You can change the requirements, it currently installs:
xvfbwrapper \ selenium\ requests==2.13.0\ beautifulsoup4 \ numpy==1.11.2\ boto==2.45.0\ boto3==1.4.3\ smart_open
# Start headless display
display = xvfbwrapper.Xvfb()
display.start()
# Chromedriver location
chromedriver = "/usr/lib/chromium-browser/chromium-browser"
os.environ["webdriver.chrome.driver"] = chromedriver
# Driver extra prefs
chromeOptions = webdriver.ChromeOptions()
mime_types = "application/pdf,application/vnd.adobe.xfdf,application/vnd.fdf,application/vnd.adobe.xdp+xml"

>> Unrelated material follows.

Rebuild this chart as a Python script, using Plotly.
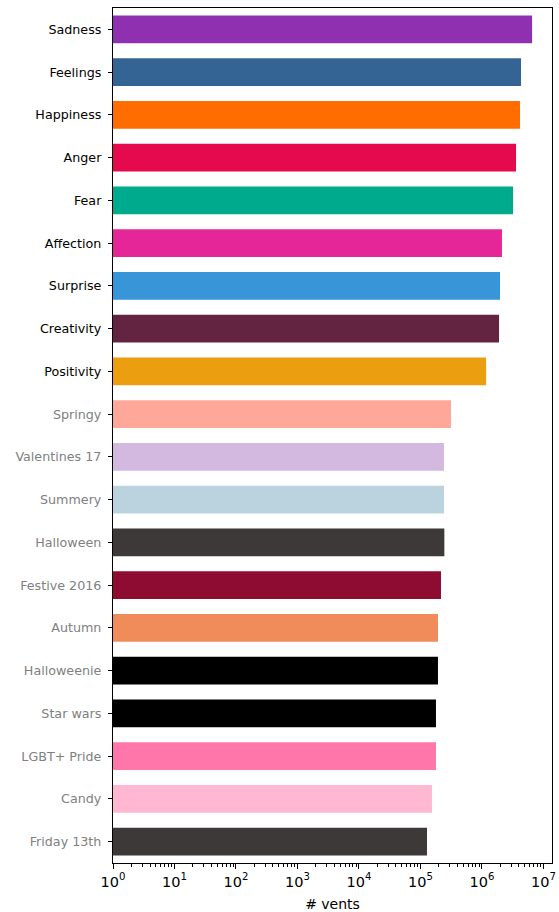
import plotly.graph_objects as go

categories = ["Sadness", "Feelings", "Happiness", "Anger", "Fear", "Affection",
              "Surprise", "Creativity", "Positivity", "Springy", "Valentines 17",
              "Summery", "Halloween", "Festive 2016", "Autumn", "Halloweenie",
              "Star wars", "LGBT+ Pride", "Candy", "Friday 13th"]
vents = [6.55e6, 4.33e6, 4.17e6, 3.59e6, 3.21e6, 2.12e6, 1.97e6, 1.90e6, 1.17e6,
         3.14e5, 2.42e5, 2.42e5, 2.45e5, 2.16e5, 1.93e5, 1.93e5, 1.79e5, 1.79e5,
         1.54e5, 1.28e5]
colors = ["#8F30B0", "#336494", "#FF6D00", "#E50A4E", "#00AA8C", "#E52698",
          "#3895D8", "#632442", "#EB9E10", "#FFA89A", "#D3B8E0", "#BBD2DF",
          "#3D3938", "#8E0C32", "#F08C5A", "#000000", "#000000", "#FF77AA",
          "#FFB7D2", "#3D3938"]
is_core = [True] * 9 + [False] * 11
x_tick_exponents = [0, 1, 2, 3, 4, 5, 6, 7]

ticktext_y = [c if core else '<span style="color:#808080">%s</span>' % c
              for c, core in zip(categories, is_core)]

major_vals = [10 ** e for e in x_tick_exponents]
major_text = ["10<sup>%d</sup>" % e for e in x_tick_exponents]
minor_vals = [m * 10 ** e for e in x_tick_exponents[:-1] for m in range(2, 10)]

fig = go.Figure(go.Bar(
    x=vents, y=categories, orientation="h",
    marker=dict(color=colors, line=dict(width=0)),
    width=0.65,
))

fig.update_layout(
    width=559, height=912,
    margin=dict(l=113, r=7, t=8, b=49),
    plot_bgcolor="white", paper_bgcolor="white",
    font=dict(family="DejaVu Sans", color="black"),
    showlegend=False,
)
fig.update_xaxes(
    type="log", range=[0, 7.14], automargin=False,
    tickmode="array", tickvals=major_vals, ticktext=major_text,
    ticks="outside", ticklen=5, tickwidth=1, tickcolor="black",
    tickfont=dict(size=14.5),
    minor=dict(tickmode="array", tickvals=minor_vals, ticks="outside",
               ticklen=3, tickwidth=0.8, tickcolor="black", showgrid=False),
    showgrid=False, zeroline=False,
    showline=True, linecolor="black", linewidth=1.2, mirror=True,
    title=dict(text="# vents", font=dict(size=14), standoff=10),
)
fig.update_yaxes(
    type="category", categoryorder="array", categoryarray=categories,
    autorange=False, range=[19.5, -0.5], automargin=False,
    tickmode="array", tickvals=categories, ticktext=ticktext_y,
    ticks="outside", ticklen=4, tickwidth=1, tickcolor="black",
    tickfont=dict(size=12.7), ticklabelstandoff=4,
    showgrid=False, zeroline=False,
    showline=True, linecolor="black", linewidth=1.2, mirror=True,
)

fig.write_html("out.html", config={"displayModeBar": False},
               post_script="document.body.style.margin='0';document.body.style.overflow='hidden';")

prefs = {"browser.download.folderList": 2, "browser.download.dir": u'/home/ubuntu',
"browser.download.manager.showWhenStarting": False, "browser.helperApps.neverAsk.saveToDisk": mime_types,
"pdfjs.disabled": "true", "plugins.plugins_list": [{"enabled": False, "name": "Chrome PDF Viewer"}],
"plugin.disable_full_page_plugin_for_types": mime_types}
chromeOptions.add_argument('--no-sandbox')
chromeOptions.add_experimental_option("prefs", prefs)
driver = webdriver.Chrome(
"/usr/lib/chromium-browser/chromedriver", chrome_options=chromeOptions)
# Get initial_url
driver.get(initial_url)
# Close
driver.quit()
display.stop()